Five of Britain’s biggest investors, including Legal & General, Standard Life, Prudential, Aviva and Universities Superannuation Scheme, will bring the claim before the courts on Wednesday, claiming they were misled by bank employees, but the bank has defended its actions, claiming that it will put forward a strong case in court.
The former boss Fred Goodwin, known as “Fred the Shred” after his part in the massive bail out of the bank by the British taxpayer, asked shareholders to pump around £12 billion into the books, following which shares dropped dangerously low when it lost billions on the US markets.
A spokesperson for the bank said, “While RBS and its former directors made some business decisions that have been criticised, this does not mean that they misled investors or acted illegally.

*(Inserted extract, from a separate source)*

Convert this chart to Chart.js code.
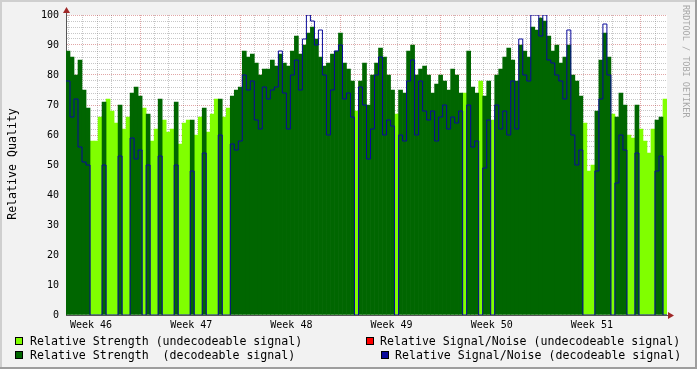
<!DOCTYPE html>
<html>
<head>
<meta charset="utf-8">
<script src="https://cdn.jsdelivr.net/npm/chart.js@4/dist/chart.umd.min.js"></script>
<style>
  html, body { margin: 0; padding: 0; background: #f2f2f2; }
  #wrap { position: relative; width: 697px; height: 369px; overflow: hidden; font-family: "DejaVu Sans Mono", monospace; }
  #wrap canvas { position: absolute; left: 0; top: 0; }
  .txt { position: absolute; font-size: 11.6px; line-height: 14px; color: #000; white-space: pre; }
  .sw { position: absolute; width: 6px; height: 6px; border: 1px solid #000; }
  #ytitle { position: absolute; left: 12px; top: 164px; transform: translate(-50%, -50%) rotate(-90deg); font-size: 11.6px; white-space: pre; color: #000; }
  #credit { position: absolute; left: 681px; top: 5px; writing-mode: vertical-rl; font-size: 8.5px; line-height: 10px; color: #a8a8a8; white-space: pre; }
</style>
</head>
<body>
<div id="wrap">
  <canvas id="chart"></canvas>
  <div id="ytitle">Relative Quality</div>
  <div id="credit">RRDTOOL / TOBI OETIKER</div>
  <div class="sw" style="left:15px;top:337px;background:#80ff00"></div>
  <div class="txt" style="left:30px;top:334px">Relative Strength (undecodeable signal)</div>
  <div class="sw" style="left:15px;top:351px;background:#006600"></div>
  <div class="txt" style="left:30px;top:348px">Relative Strength  (decodeable signal)</div>
  <div class="sw" style="left:366px;top:337px;background:#ff0000"></div>
  <div class="txt" style="left:380px;top:334px">Relative Signal/Noise (undecodeable signal)</div>
  <div class="sw" style="left:381px;top:351px;background:#0a0a9a"></div>
  <div class="txt" style="left:395px;top:348px">Relative Signal/Noise (decodeable signal)</div>
</div>
<script>
// one value per ~1/25 week
var strength = [
  88, 86, 80, 85, 75, 69, 58, 58, 66, 71,
  72, 68, 64, 70, 62, 66, 74, 76, 73, 69,
  67, 58, 62, 72, 65, 61, 62, 71, 57, 64,
  65, 65, 60, 66, 69, 61, 67, 72, 72, 66,
  69, 73, 75, 76, 88, 86, 87, 84, 80, 82,
  82, 85, 83, 87, 84, 83, 88, 93, 87, 90,
  94, 96, 92, 86, 83, 84, 87, 88, 94, 84,
  82, 78, 68, 78, 84, 70, 80, 84, 89, 86,
  80, 75, 67, 75, 74, 88, 90, 80, 82, 83,
  80, 74, 77, 80, 78, 75, 82, 80, 74, 74,
  88, 76, 74, 78, 73, 78, 65, 80, 82, 86,
  89, 85, 78, 90, 88, 86, 96, 95, 99, 98,
  93, 88, 90, 84, 86, 90, 80, 78, 73, 64,
  48, 50, 68, 85, 94, 86, 67, 66, 74, 70,
  60, 59, 70, 62, 58, 54, 62, 65, 66, 72
];
// 1 = decodeable, 0 = undecodeable
var decoded = [
  1, 1, 1, 1, 1, 1, 0, 0, 0, 1,
  0, 0, 0, 1, 0, 0, 1, 1, 1, 0,
  1, 0, 0, 1, 0, 0, 0, 1, 0, 0,
  0, 1, 0, 0, 1, 0, 0, 0, 1, 0,
  0, 1, 1, 1, 1, 1, 1, 1, 1, 1,
  1, 1, 1, 1, 1, 1, 1, 1, 1, 1,
  1, 1, 1, 1, 1, 1, 1, 1, 1, 1,
  1, 1, 0, 1, 1, 1, 1, 1, 1, 1,
  1, 1, 0, 1, 1, 1, 1, 1, 1, 1,
  1, 1, 1, 1, 1, 1, 1, 1, 1, 0,
  1, 1, 1, 0, 1, 1, 0, 1, 1, 1,
  1, 1, 1, 1, 1, 1, 1, 1, 1, 1,
  1, 1, 1, 1, 1, 1, 1, 1, 1, 0,
  0, 0, 1, 1, 1, 1, 0, 1, 1, 1,
  0, 0, 1, 0, 0, 0, 0, 1, 1, 0
];
// signal/noise of decodeable signal (0 when nothing decoded)
var snr = [
  78, 66, 72, 56, 51, 50, 0, 0, 0, 50,
  0, 0, 0, 53, 0, 0, 59, 52, 55, 0,
  50, 0, 0, 53, 0, 0, 0, 50, 0, 0,
  0, 48, 0, 0, 54, 0, 0, 0, 60, 0,
  0, 57, 55, 58, 80, 75, 78, 65, 62, 76,
  72, 75, 76, 88, 74, 62, 80, 85, 75, 92,
  100, 98, 90, 95, 80, 60, 75, 88, 90, 72,
  74, 66, 0, 76, 70, 52, 62, 80, 86, 60,
  65, 63, 0, 60, 58, 78, 85, 60, 78, 68,
  65, 68, 58, 66, 70, 62, 66, 64, 68, 0,
  70, 56, 58, 0, 49, 65, 0, 70, 62, 68,
  60, 78, 62, 92, 80, 78, 100, 100, 93, 100,
  85, 84, 80, 78, 72, 95, 60, 50, 55, 0,
  0, 0, 48, 72, 97, 80, 0, 44, 60, 55,
  0, 0, 54, 0, 0, 0, 0, 48, 53, 0
];
var weekLabels = ['Week 46', 'Week 47', 'Week 48', 'Week 49', 'Week 50', 'Week 51'];

var binsPerWeek = 25;
var dayBins = binsPerWeek / 7;
var firstWeekLine = 18; // first week boundary, in bins

var gridGrey = 'rgba(130,130,130,0.45)';
var gridRed = 'rgba(170,0,0,0.35)';

function xTicks() {
  var t = [];
  for (var m = -5; m <= 36; m++) {
    t.push({ value: firstWeekLine + m * dayBins, kind: m % 7 === 0 ? 'week' : 'day' });
  }
  weekLabels.forEach(function (w, j) {
    t.push({ value: firstWeekLine - binsPerWeek / 2 + 0.25 + binsPerWeek * j, kind: 'label', text: w });
  });
  return t.sort(function (a, b) { return a.value - b.value; });
}

var lightData = [], darkData = [], snrData = [];
strength.forEach(function (v, i) {
  lightData.push({ x: i, y: decoded[i] ? null : v });
  darkData.push({ x: i, y: decoded[i] ? v : null });
  snrData.push({ x: i - 0.5, y: snr[i] });
});
snrData.push({ x: strength.length - 0.5, y: snr[snr.length - 1] });

var frame = {
  id: 'frame',
  beforeDraw: function (chart) {
    var c = chart.ctx, a = chart.chartArea;
    c.save();
    c.fillStyle = '#f2f2f2';
    c.fillRect(0, 0, chart.width, chart.height);
    c.fillStyle = '#cfcfcf';
    c.fillRect(0, 0, chart.width, 2);
    c.fillRect(0, 0, 2, chart.height);
    c.fillStyle = '#9e9e9e';
    c.fillRect(chart.width - 2, 0, 2, chart.height);
    c.fillRect(0, chart.height - 2, chart.width, 2);
    c.fillStyle = '#ffffff';
    c.fillRect(a.left, a.top, a.right - a.left, a.bottom - a.top);
    c.restore();
  },
  afterDraw: function (chart) {
    var c = chart.ctx, a = chart.chartArea;
    c.save();
    c.strokeStyle = '#555';
    c.lineWidth = 1;
    c.beginPath();
    c.moveTo(a.left + 0.5, a.top);
    c.lineTo(a.left + 0.5, a.top - 3);
    c.moveTo(a.right, a.bottom + 0.5);
    c.lineTo(a.right + 2, a.bottom + 0.5);
    c.stroke();
    c.fillStyle = '#a02828';
    c.beginPath();
    c.moveTo(a.left + 0.5, a.top - 8);
    c.lineTo(a.left - 3, a.top - 2);
    c.lineTo(a.left + 4, a.top - 2);
    c.closePath();
    c.fill();
    c.beginPath();
    c.moveTo(a.right + 7, a.bottom + 0.5);
    c.lineTo(a.right + 1, a.bottom - 3);
    c.lineTo(a.right + 1, a.bottom + 4);
    c.closePath();
    c.fill();
    c.restore();
  }
};

Chart.defaults.font.family = 'DejaVu Sans Mono';

new Chart(document.getElementById('chart'), {
  type: 'bar',
  data: {
    datasets: [
      {
        type: 'line',
        label: 'Relative Signal/Noise (decodeable signal)',
        data: snrData,
        stepped: true,
        borderColor: '#0a0a9a',
        borderWidth: 1,
        pointRadius: 0,
        fill: false,
        order: 0
      },
      {
        label: 'Relative Strength  (decodeable signal)',
        data: darkData,
        backgroundColor: '#006600',
        borderWidth: 0,
        barPercentage: 1,
        categoryPercentage: 1,
        grouped: false,
        order: 1
      },
      {
        label: 'Relative Strength (undecodeable signal)',
        data: lightData,
        backgroundColor: '#80ff00',
        borderWidth: 0,
        barPercentage: 1,
        categoryPercentage: 1,
        grouped: false,
        order: 2
      }
    ]
  },
  options: {
    responsive: true,
    maintainAspectRatio: false,
    animation: false,
    layout: { padding: { top: 15, right: 30, bottom: 0, left: 0 } },
    plugins: { legend: { display: false }, tooltip: { enabled: false } },
    scales: {
      x: {
        type: 'linear',
        offset: false,
        min: -0.5,
        max: strength.length - 0.5,
        z: 1,
        afterBuildTicks: function (scale) { scale.ticks = xTicks(); },
        afterFit: function (scale) { scale.height = 54; },
        ticks: {
          autoSkip: false,
          maxRotation: 0,
          minRotation: 0,
          padding: 4,
          color: '#000',
          font: { size: 10 },
          callback: function (v, i, ticks) { return ticks[i].text || ''; }
        },
        grid: {
          offset: false,
          drawTicks: false,
          lineWidth: 1,
          color: function (ctx) {
            var k = ctx.tick && ctx.tick.kind;
            if (k === 'label') return 'rgba(0,0,0,0)';
            return k === 'week' ? gridRed : gridGrey;
          }
        },
        border: { color: '#555', dash: [1, 1] }
      },
      y: {
        min: 0,
        max: 100,
        z: 1,
        afterFit: function (scale) { scale.width = 66; },
        ticks: {
          stepSize: 2,
          autoSkip: false,
          padding: 7,
          color: '#000',
          font: { size: 10 },
          callback: function (v) { return Math.round(v) % 10 === 0 ? Math.round(v) : ''; }
        },
        grid: {
          drawTicks: false,
          lineWidth: 1,
          color: function (ctx) {
            return ctx.tick && Math.round(ctx.tick.value) % 10 === 0 ? gridRed : gridGrey;
          }
        },
        border: { color: '#555', dash: [1, 1] }
      }
    }
  },
  plugins: [frame]
});
</script>
</body>
</html>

“We believe we have strong defences to the claims that are being brought against the group and that is why we intend to defend these vigorously and to protect the interests of our shareholders including UK taxpayers.”
The claims follow criticisms over bonus payments to senior staff at RBS, which were forced once again under the spotlight last week. UKFI, the body responsible for managing the British governments 81% stake in the bank, blocked proposals to pay 200% of salaries in bonuses.